In 2004, she co-founded Liquifer Systems Group in Vienna.

A space architecture studio that pioneered a new genre called Trans-Gravity, blurring the line between Earth and space habitats.

In 2009, she came back to India and built Earth2Orbit.

The country’s first private space startup.

At a time when India and the U.S. were still working through the aftershocks of the 1998 sanctions, Susmita spent five years unlocking a cross-border breakthrough.

She negotiated the first-ever launch agreement between an American satellite company (Skybox) and India’s Antrix Corporation.

It involved dozens of diplomats, State Department approvals, and years of bureaucracy.

The deal finally got signed.

A mini Berlin Wall came down.

And that partnership opened the floodgates for other American satellites to fly on India’s PSLV rocket.

She called it “technology diplomacy.”

And she made it work, without a badge, a budget, or an army of lawyers.

Just grit, fluency in five cultures, and a deep understanding of both policy and propulsion.

Before her entrepreneurial run, she worked at Boeing on the International Space Station program and on Shuttle-Mir missions at NASA.

She’s since advised ESA, ISRO, governments, investors, and universities across the globe.

In 2021, she launched Spaceport SARABHAI: India’s first space think tank.
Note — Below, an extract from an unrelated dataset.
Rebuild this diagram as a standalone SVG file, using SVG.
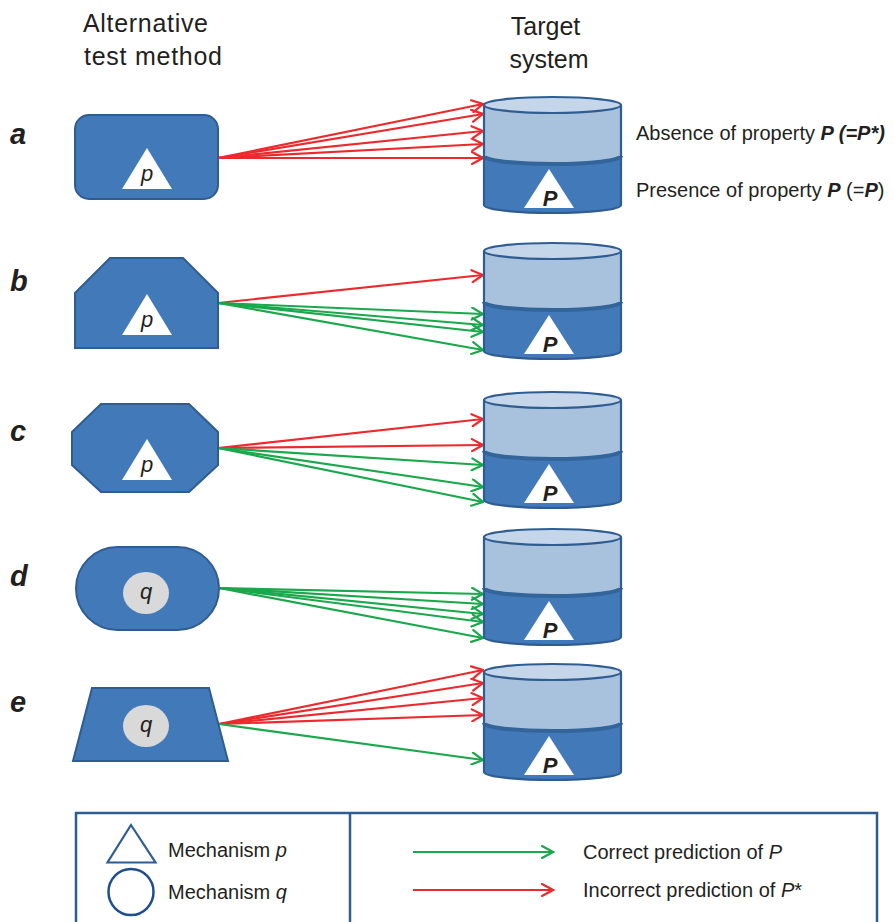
<svg xmlns="http://www.w3.org/2000/svg" xmlns:xlink="http://www.w3.org/1999/xlink" width="894" height="922" viewBox="0 0 894 922">
  <style>
    text { font-family: "Liberation Sans", Arial, sans-serif; fill: #231f20; }
    .head { font-size: 25px; text-anchor: middle; }
    .row { font-size: 29px; font-weight: bold; font-style: italic; }
    .body { font-size: 20px; }
    .mech { font-size: 22px; font-style: italic; text-anchor: middle; }
    .bigP { font-size: 22px; font-weight: bold; font-style: italic; text-anchor: middle; }
    .method { fill: #4279b8; stroke: #2f5d91; stroke-width: 2; }
    .tri { fill: #ffffff; stroke: none; }
    .qdot { fill: #d9d9d9; stroke: none; }
    .red { stroke: #ec2a2e; stroke-width: 2.2; fill: none; marker-end: url(#ah-red); }
    .green { stroke: #19a84b; stroke-width: 2.2; fill: none; marker-end: url(#ah-green); }
    .cyl-out { fill: none; stroke: #2f5d91; stroke-width: 2.2; }
    .legend { fill: none; stroke: #2f5d91; stroke-width: 2.5; }
  </style>
  <defs>
    <marker id="ah-red" viewBox="0 0 14 14" refX="12.5" refY="7" markerWidth="14" markerHeight="14" markerUnits="userSpaceOnUse" orient="auto">
      <path d="M1.5,1 L12.5,7 L1.5,13" fill="none" stroke="#ec2a2e" stroke-width="2.2" stroke-linecap="round"/>
    </marker>
    <marker id="ah-green" viewBox="0 0 14 14" refX="12.5" refY="7" markerWidth="14" markerHeight="14" markerUnits="userSpaceOnUse" orient="auto">
      <path d="M1.5,1 L12.5,7 L1.5,13" fill="none" stroke="#19a84b" stroke-width="2.2" stroke-linecap="round"/>
    </marker>
    <!-- two-layer cylinder drawn with its top at y=0 -->
    <g id="cylinder">
      <path d="M484,55 V108 A68.5,8 0 0 0 621,108 V55 Z" fill="#4279b8"/>
      <path d="M484,8 V59 A68.5,8 0 0 0 621,59 V8 Z" fill="#a8c2de"/>
      <path d="M484,59 A68.5,8 0 0 0 621,59" fill="none" stroke="#33659b" stroke-width="4"/>
      <path d="M484,8 V108 A68.5,8 0 0 0 621,108 V8" class="cyl-out"/>
      <ellipse cx="552.5" cy="8" rx="68.5" ry="8" fill="#c5d6ea" stroke="#2f5d91" stroke-width="2.2"/>
      <path d="M549,72 L574,111 L524,111 Z" class="tri"/>
      <text x="550" y="109" class="bigP">P</text>
    </g>
  </defs>

  <!-- column headings -->
  <g id="headings">
    <text x="145.5" y="32" class="head" textLength="125">Alternative</text>
    <text x="153" y="65" class="head" textLength="138">test method</text>
    <text x="545.5" y="35" class="head">Target</text>
    <text x="549" y="68" class="head">system</text>
  </g>

  <!-- row letters -->
  <g id="row-labels">
    <text x="10" y="144" class="row">a</text>
    <text x="10" y="291" class="row">b</text>
    <text x="10" y="441" class="row">c</text>
    <text x="10" y="586" class="row">d</text>
    <text x="10" y="712" class="row">e</text>
  </g>

  <!-- connectors -->
  <g id="connectors">
    <!-- a -->
    <line x1="218" y1="158" x2="483" y2="104" class="red"/>
    <line x1="218" y1="158" x2="483" y2="114" class="red"/>
    <line x1="218" y1="158" x2="483" y2="131" class="red"/>
    <line x1="218" y1="158" x2="483" y2="144" class="red"/>
    <line x1="218" y1="158" x2="483" y2="158" class="red"/>
    <!-- b -->
    <line x1="218" y1="303" x2="483" y2="275" class="red"/>
    <line x1="218" y1="303" x2="483" y2="314" class="green"/>
    <line x1="218" y1="303" x2="483" y2="325" class="green"/>
    <line x1="218" y1="303" x2="483" y2="332" class="green"/>
    <line x1="218" y1="303" x2="483" y2="350" class="green"/>
    <!-- c -->
    <line x1="218" y1="448" x2="483" y2="419" class="red"/>
    <line x1="218" y1="448" x2="483" y2="445" class="red"/>
    <line x1="218" y1="448" x2="483" y2="465" class="green"/>
    <line x1="218" y1="448" x2="483" y2="487" class="green"/>
    <line x1="218" y1="448" x2="483" y2="502" class="green"/>
    <!-- d -->
    <line x1="219" y1="588" x2="483" y2="594" class="green"/>
    <line x1="219" y1="588" x2="483" y2="604" class="green"/>
    <line x1="219" y1="588" x2="483" y2="614" class="green"/>
    <line x1="219" y1="588" x2="483" y2="622" class="green"/>
    <line x1="219" y1="588" x2="483" y2="638" class="green"/>
    <!-- e -->
    <line x1="219" y1="724" x2="483" y2="670" class="red"/>
    <line x1="219" y1="724" x2="483" y2="683" class="red"/>
    <line x1="219" y1="724" x2="483" y2="698" class="red"/>
    <line x1="219" y1="724" x2="483" y2="715" class="red"/>
    <line x1="219" y1="724" x2="483" y2="760" class="green"/>
  </g>

  <!-- test methods -->
  <g id="method-a">
    <rect x="75" y="115" width="143" height="84" rx="14" class="method"/>
    <path d="M147,148 L172,189 L122,189 Z" class="tri"/>
    <text x="147" y="181" class="mech">p</text>
  </g>
  <g id="method-b">
    <path d="M75,293 L110,258 L183,258 L218,293 L218,348 L75,348 Z" class="method"/>
    <path d="M147,294 L172,335 L122,335 Z" class="tri"/>
    <text x="147" y="327" class="mech">p</text>
  </g>
  <g id="method-c">
    <path d="M101,404 L189,404 L218,432 L218,465 L189,492 L101,492 L72,465 L72,432 Z" class="method"/>
    <path d="M147,439 L172,480 L122,480 Z" class="tri"/>
    <text x="147" y="472" class="mech">p</text>
  </g>
  <g id="method-d">
    <rect x="76" y="547" width="143" height="83" rx="41.5" class="method"/>
    <ellipse cx="146" cy="593" rx="23" ry="21" class="qdot"/>
    <text x="146" y="599" class="mech">q</text>
  </g>
  <g id="method-e">
    <path d="M92,688 L209,688 L228,761 L73,761 Z" class="method"/>
    <ellipse cx="146" cy="726" rx="23" ry="21" class="qdot"/>
    <text x="146" y="732" class="mech">q</text>
  </g>

  <!-- target systems -->
  <g id="target-a">
    <use xlink:href="#cylinder" href="#cylinder" transform="translate(0,97)"/>
    <text x="636" y="140" class="body">Absence of property <tspan font-weight="bold" font-style="italic">P (=P*)</tspan></text>
    <text x="636" y="197" class="body">Presence of property <tspan font-weight="bold" font-style="italic">P</tspan> (=<tspan font-weight="bold" font-style="italic">P</tspan>)</text>
  </g>
  <g id="target-b">
    <use xlink:href="#cylinder" href="#cylinder" transform="translate(0,243)"/>
  </g>
  <g id="target-c">
    <use xlink:href="#cylinder" href="#cylinder" transform="translate(0,392)"/>
  </g>
  <g id="target-d">
    <use xlink:href="#cylinder" href="#cylinder" transform="translate(0,529)"/>
  </g>
  <g id="target-e">
    <use xlink:href="#cylinder" href="#cylinder" transform="translate(0,664)"/>
  </g>

  <!-- key -->
  <g id="legend">
    <path d="M76,930 V813 H877 V930" class="legend"/>
    <line x1="350" y1="813" x2="350" y2="930" class="legend"/>
    <path d="M131,825 L155.5,862.5 L107.5,862.5 Z" fill="none" stroke="#2f5d91" stroke-width="2.2"/>
    <ellipse cx="131" cy="892" rx="22.5" ry="23" fill="none" stroke="#1f4e8c" stroke-width="2.5"/>
    <text x="168" y="857" class="body">Mechanism <tspan font-style="italic">p</tspan></text>
    <text x="168" y="899" class="body">Mechanism <tspan font-style="italic">q</tspan></text>
    <line x1="413" y1="852" x2="553" y2="852" class="green"/>
    <line x1="413" y1="890" x2="553" y2="890" class="red"/>
    <text x="583" y="859" class="body">Correct prediction of <tspan font-style="italic">P</tspan></text>
    <text x="583" y="897" class="body">Incorrect prediction of <tspan font-style="italic">P</tspan>*</text>
  </g>
</svg>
Its mission: to grow India’s influence in global space policy, provide research-backed recommendations to the government, and help transform India into a developed space economy by 2030.

She’s been invited to both the Arctic and Antarctica.

She helped kids in Oakland escape gang violence through a space education nonprofit.

And she’s been named to BBC’s 100 Most Influential Women in 2019.